╭──
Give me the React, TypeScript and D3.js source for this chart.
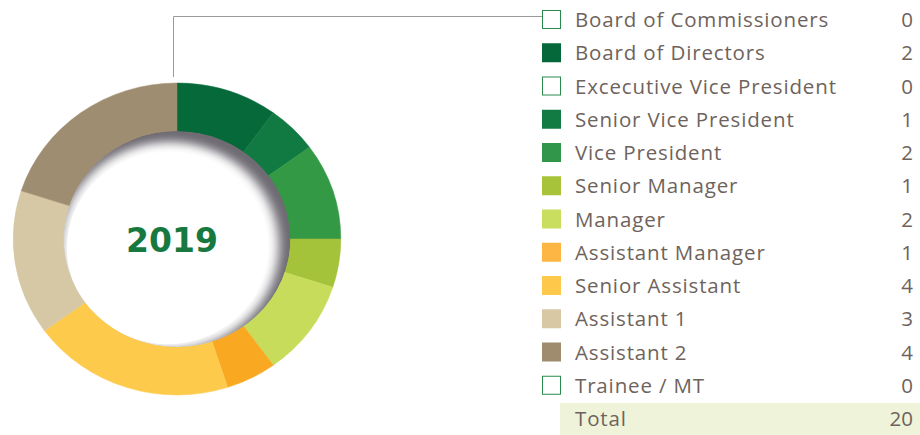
import React from "react";
import * as d3 from "d3";

const categories = [
  "Board of Commissioners",
  "Board of Directors",
  "Excecutive Vice President",
  "Senior Vice President",
  "Vice President",
  "Senior Manager",
  "Manager",
  "Assistant Manager",
  "Senior Assistant",
  "Assistant 1",
  "Assistant 2",
  "Trainee / MT",
];
const values = [0, 2, 0, 1, 2, 1, 2, 1, 4, 3, 4, 0];
const colors = [
  "#ffffff",
  "#04683a",
  "#ffffff",
  "#127a43",
  "#31954a",
  "#a6c33a",
  "#c9dd5e",
  "#fdb643",
  "#fec84a",
  "#d8c9a4",
  "#9f8c6e",
  "#ffffff",
];
const sliceColors = [
  "#ffffff",
  "#05693a",
  "#ffffff",
  "#107a42",
  "#339944",
  "#a5c23b",
  "#c8dc5c",
  "#f9a921",
  "#fdca4c",
  "#d6c8a5",
  "#9e8d70",
  "#ffffff",
];
const yearLabel = "2019";
const totalLabel = "Total";

export default function App() {
  const W = 920;
  const H = 435;
  const cx = 177;
  const cy = 239;
  const sx = 1.05;
  const rOuter = 156;
  const rInner = 108;

  const data = categories.map((c, i) => ({ c, v: values[i], color: sliceColors[i], i }));
  const pie = d3
    .pie<any>()
    .value((d) => d.v)
    .sort(null);
  const arcs = pie(data.filter((d) => d.v > 0));
  const arc = d3.arc<any>().innerRadius(rInner - 2).outerRadius(rOuter);

  const total = d3.sum(values);
  const rowY = d3
    .scaleLinear()
    .domain([0, categories.length])
    .range([20, 20 + 33.25 * categories.length]);

  const legendX = 542;
  const textX = 575;
  const valX = 913;
  const textColor = "#6e635c";
  const font = "'Open Sans', sans-serif";
  const fs = 20.5;
  const ls = 0.85;

  return (
    <svg width={W} height={H} style={{ position: "absolute", left: 0, top: 0 }}>
      <defs>
        <filter id="blur6" x="-30%" y="-30%" width="160%" height="160%">
          <feGaussianBlur stdDeviation="5" />
        </filter>
        <clipPath id="holeClip">
          <circle cx={0} cy={0} r={rInner} />
        </clipPath>
      </defs>
      <rect width={W} height={H} fill="#ffffff" />
      <g transform={`translate(${cx},${cy}) scale(${sx},1)`}>
        {arcs.map((a, k) => (
          <path key={k} d={arc(a) as string} fill={a.data.color} stroke={a.data.color} strokeWidth={0.5} />
        ))}
        <g clipPath="url(#holeClip)">
          <circle cx={0} cy={0} r={rInner} fill="#6d6a72" />
          <circle cx={-7} cy={7} r={rInner - 4} fill="#ffffff" filter="url(#blur6)" />
          <circle cx={-9} cy={9} r={rInner - 12} fill="#ffffff" />
        </g>
      </g>
      <text
        x={cx - 5}
        y={cy + 13}
        textAnchor="middle"
        fontFamily="'DejaVu Sans', sans-serif"
        fontWeight="bold"
        fontSize={33}
        fill="#17793f"
      >
        {yearLabel}
      </text>
      <path d={`M${173.5},${77} V${16.5} H${legendX}`} fill="none" stroke="#9a9a9a" strokeWidth={1} />
      <rect x={560} y={403} width={W - 560} height={32} fill="#eef3da" />
      {categories.map((c, i) => {
        const y = rowY(i);
        const empty = values[i] === 0;
        return (
          <g key={c}>
            <rect
              x={empty ? legendX + 0.5 : legendX}
              y={empty ? y - 9.5 : y - 10}
              width={empty ? 18 : 19}
              height={empty ? 18 : 19}
              fill={colors[i]}
              stroke={empty ? "#2a8a4e" : "none"}
              strokeWidth={1}
            />
            <text x={textX} y={y + 7} fontFamily={font} fontSize={fs} letterSpacing={ls} fill={textColor}>
              {c}
            </text>
            <text x={valX} y={y + 7} textAnchor="end" fontFamily={font} fontSize={fs} fill={textColor}>
              {values[i]}
            </text>
          </g>
        );
      })}
      <text
        x={textX}
        y={rowY(categories.length) + 7}
        fontFamily={font}
        fontSize={fs}
        letterSpacing={ls}
        fill={textColor}
      >
        {totalLabel}
      </text>
      <text
        x={valX}
        y={rowY(categories.length) + 7}
        textAnchor="end"
        fontFamily={font}
        fontSize={fs}
        fill={textColor}
      >
        {total}
      </text>
    </svg>
  );
}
╰──
SHORT TASK: Write out nothing but the lines from the start of the data through the line with "import * as". Leave out the pictures.

FINAL ANSWER:
Give me the React, TypeScript and D3.js source for this chart.
import React from "react";
import * as d3 from "d3";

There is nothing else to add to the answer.